Written instruction ▸ Reproduce the listing word for word, leaving every picture behind.

◇ ◇ ◇ ◇ ◇ ◇ ◇

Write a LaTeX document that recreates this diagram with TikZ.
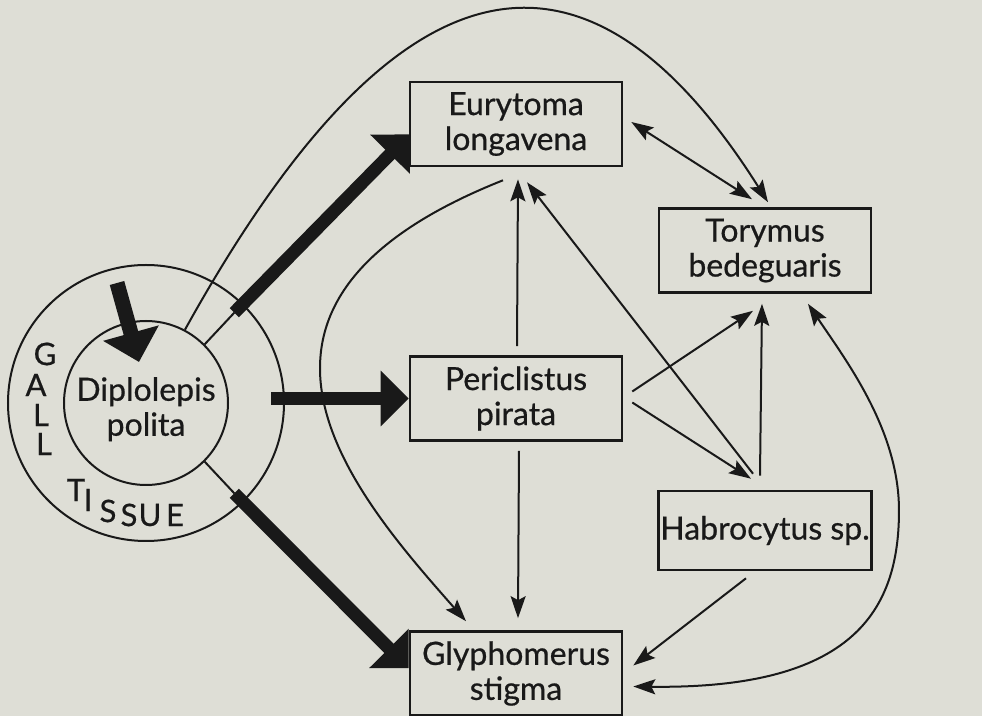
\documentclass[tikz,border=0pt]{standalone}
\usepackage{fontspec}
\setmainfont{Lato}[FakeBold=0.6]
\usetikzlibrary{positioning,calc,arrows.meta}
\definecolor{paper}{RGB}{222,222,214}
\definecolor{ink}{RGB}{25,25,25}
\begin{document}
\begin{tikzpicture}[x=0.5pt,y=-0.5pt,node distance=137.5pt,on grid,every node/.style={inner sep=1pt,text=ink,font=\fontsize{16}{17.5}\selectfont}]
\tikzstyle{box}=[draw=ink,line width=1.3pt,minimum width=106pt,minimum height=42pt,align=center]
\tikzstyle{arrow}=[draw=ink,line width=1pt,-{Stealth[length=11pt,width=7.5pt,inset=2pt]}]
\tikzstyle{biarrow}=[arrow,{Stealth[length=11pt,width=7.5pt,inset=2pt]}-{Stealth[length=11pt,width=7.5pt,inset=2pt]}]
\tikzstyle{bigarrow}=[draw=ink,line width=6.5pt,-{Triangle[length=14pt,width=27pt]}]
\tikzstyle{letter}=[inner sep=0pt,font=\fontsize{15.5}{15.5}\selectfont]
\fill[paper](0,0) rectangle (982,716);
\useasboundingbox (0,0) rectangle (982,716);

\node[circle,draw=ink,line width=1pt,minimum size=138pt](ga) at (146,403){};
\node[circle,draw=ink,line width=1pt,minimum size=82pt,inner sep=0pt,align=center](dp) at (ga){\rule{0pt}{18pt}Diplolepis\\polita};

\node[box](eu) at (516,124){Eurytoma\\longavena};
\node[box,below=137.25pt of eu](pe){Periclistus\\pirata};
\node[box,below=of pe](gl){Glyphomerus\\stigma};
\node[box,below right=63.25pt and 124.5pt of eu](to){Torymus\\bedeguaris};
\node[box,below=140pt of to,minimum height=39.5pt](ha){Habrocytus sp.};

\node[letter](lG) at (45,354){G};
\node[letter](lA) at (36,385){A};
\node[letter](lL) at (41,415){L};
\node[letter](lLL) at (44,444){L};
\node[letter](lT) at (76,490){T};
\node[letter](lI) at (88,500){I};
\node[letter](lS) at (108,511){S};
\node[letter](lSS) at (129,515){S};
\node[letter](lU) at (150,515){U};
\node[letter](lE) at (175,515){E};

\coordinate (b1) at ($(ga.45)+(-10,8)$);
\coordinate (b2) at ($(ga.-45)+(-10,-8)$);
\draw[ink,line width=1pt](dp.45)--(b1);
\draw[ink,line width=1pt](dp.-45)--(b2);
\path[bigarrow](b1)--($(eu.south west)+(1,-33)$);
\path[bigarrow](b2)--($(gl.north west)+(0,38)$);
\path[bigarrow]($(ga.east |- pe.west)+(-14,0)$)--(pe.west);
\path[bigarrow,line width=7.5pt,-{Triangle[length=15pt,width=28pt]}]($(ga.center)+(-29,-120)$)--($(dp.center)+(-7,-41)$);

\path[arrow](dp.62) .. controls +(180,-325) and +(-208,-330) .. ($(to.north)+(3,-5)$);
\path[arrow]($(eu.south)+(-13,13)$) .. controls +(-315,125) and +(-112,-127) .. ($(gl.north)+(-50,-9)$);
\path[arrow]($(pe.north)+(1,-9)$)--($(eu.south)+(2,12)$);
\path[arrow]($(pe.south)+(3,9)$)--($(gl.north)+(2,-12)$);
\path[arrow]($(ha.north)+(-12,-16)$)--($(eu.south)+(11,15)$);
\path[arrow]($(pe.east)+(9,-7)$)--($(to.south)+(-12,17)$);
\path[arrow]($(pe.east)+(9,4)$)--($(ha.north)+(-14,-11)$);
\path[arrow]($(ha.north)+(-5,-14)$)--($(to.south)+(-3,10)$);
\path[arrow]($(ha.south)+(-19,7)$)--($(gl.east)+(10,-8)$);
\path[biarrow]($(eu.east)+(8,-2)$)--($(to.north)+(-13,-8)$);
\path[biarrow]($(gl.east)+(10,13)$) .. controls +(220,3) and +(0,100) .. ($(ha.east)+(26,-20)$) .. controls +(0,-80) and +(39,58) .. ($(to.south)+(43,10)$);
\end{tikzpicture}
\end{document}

◇ ◇ ◇ ◇ ◇ ◇ ◇

Result of this task ▸
Write a LaTeX document that recreates this diagram with TikZ.
\documentclass[tikz,border=0pt]{standalone}
\usepackage{fontspec}
\setmainfont{Lato}[FakeBold=0.6]
\usetikzlibrary{positioning,calc,arrows.meta}
\definecolor{paper}{RGB}{222,222,214}
\definecolor{ink}{RGB}{25,25,25}
\begin{document}
\begin{tikzpicture}[x=0.5pt,y=-0.5pt,node distance=137.5pt,on grid,every node/.style={inner sep=1pt,text=ink,font=\fontsize{16}{17.5}\selectfont}]
\tikzstyle{box}=[draw=ink,line width=1.3pt,minimum width=106pt,minimum height=42pt,align=center]
\tikzstyle{arrow}=[draw=ink,line width=1pt,-{Stealth[length=11pt,width=7.5pt,inset=2pt]}]
\tikzstyle{biarrow}=[arrow,{Stealth[length=11pt,width=7.5pt,inset=2pt]}-{Stealth[length=11pt,width=7.5pt,inset=2pt]}]
\tikzstyle{bigarrow}=[draw=ink,line width=6.5pt,-{Triangle[length=14pt,width=27pt]}]
\tikzstyle{letter}=[inner sep=0pt,font=\fontsize{15.5}{15.5}\selectfont]
\fill[paper](0,0) rectangle (982,716);
\useasboundingbox (0,0) rectangle (982,716);

\node[circle,draw=ink,line width=1pt,minimum size=138pt](ga) at (146,403){};
\node[circle,draw=ink,line width=1pt,minimum size=82pt,inner sep=0pt,align=center](dp) at (ga){\rule{0pt}{18pt}Diplolepis\\polita};

\node[box](eu) at (516,124){Eurytoma\\longavena};
\node[box,below=137.25pt of eu](pe){Periclistus\\pirata};
\node[box,below=of pe](gl){Glyphomerus\\stigma};
\node[box,below right=63.25pt and 124.5pt of eu](to){Torymus\\bedeguaris};
\node[box,below=140pt of to,minimum height=39.5pt](ha){Habrocytus sp.};

\node[letter](lG) at (45,354){G};
\node[letter](lA) at (36,385){A};
\node[letter](lL) at (41,415){L};
\node[letter](lLL) at (44,444){L};
\node[letter](lT) at (76,490){T};
\node[letter](lI) at (88,500){I};
\node[letter](lS) at (108,511){S};
\node[letter](lSS) at (129,515){S};
\node[letter](lU) at (150,515){U};
\node[letter](lE) at (175,515){E};

\coordinate (b1) at ($(ga.45)+(-10,8)$);
\coordinate (b2) at ($(ga.-45)+(-10,-8)$);
\draw[ink,line width=1pt](dp.45)--(b1);
\draw[ink,line width=1pt](dp.-45)--(b2);
\path[bigarrow](b1)--($(eu.south west)+(1,-33)$);
\path[bigarrow](b2)--($(gl.north west)+(0,38)$);
\path[bigarrow]($(ga.east |- pe.west)+(-14,0)$)--(pe.west);
\path[bigarrow,line width=7.5pt,-{Triangle[length=15pt,width=28pt]}]($(ga.center)+(-29,-120)$)--($(dp.center)+(-7,-41)$);

\path[arrow](dp.62) .. controls +(180,-325) and +(-208,-330) .. ($(to.north)+(3,-5)$);
\path[arrow]($(eu.south)+(-13,13)$) .. controls +(-315,125) and +(-112,-127) .. ($(gl.north)+(-50,-9)$);
\path[arrow]($(pe.north)+(1,-9)$)--($(eu.south)+(2,12)$);
\path[arrow]($(pe.south)+(3,9)$)--($(gl.north)+(2,-12)$);
\path[arrow]($(ha.north)+(-12,-16)$)--($(eu.south)+(11,15)$);
\path[arrow]($(pe.east)+(9,-7)$)--($(to.south)+(-12,17)$);
\path[arrow]($(pe.east)+(9,4)$)--($(ha.north)+(-14,-11)$);
\path[arrow]($(ha.north)+(-5,-14)$)--($(to.south)+(-3,10)$);
\path[arrow]($(ha.south)+(-19,7)$)--($(gl.east)+(10,-8)$);
\path[biarrow]($(eu.east)+(8,-2)$)--($(to.north)+(-13,-8)$);
\path[biarrow]($(gl.east)+(10,13)$) .. controls +(220,3) and +(0,100) .. ($(ha.east)+(26,-20)$) .. controls +(0,-80) and +(39,58) .. ($(to.south)+(43,10)$);
\end{tikzpicture}
\end{document}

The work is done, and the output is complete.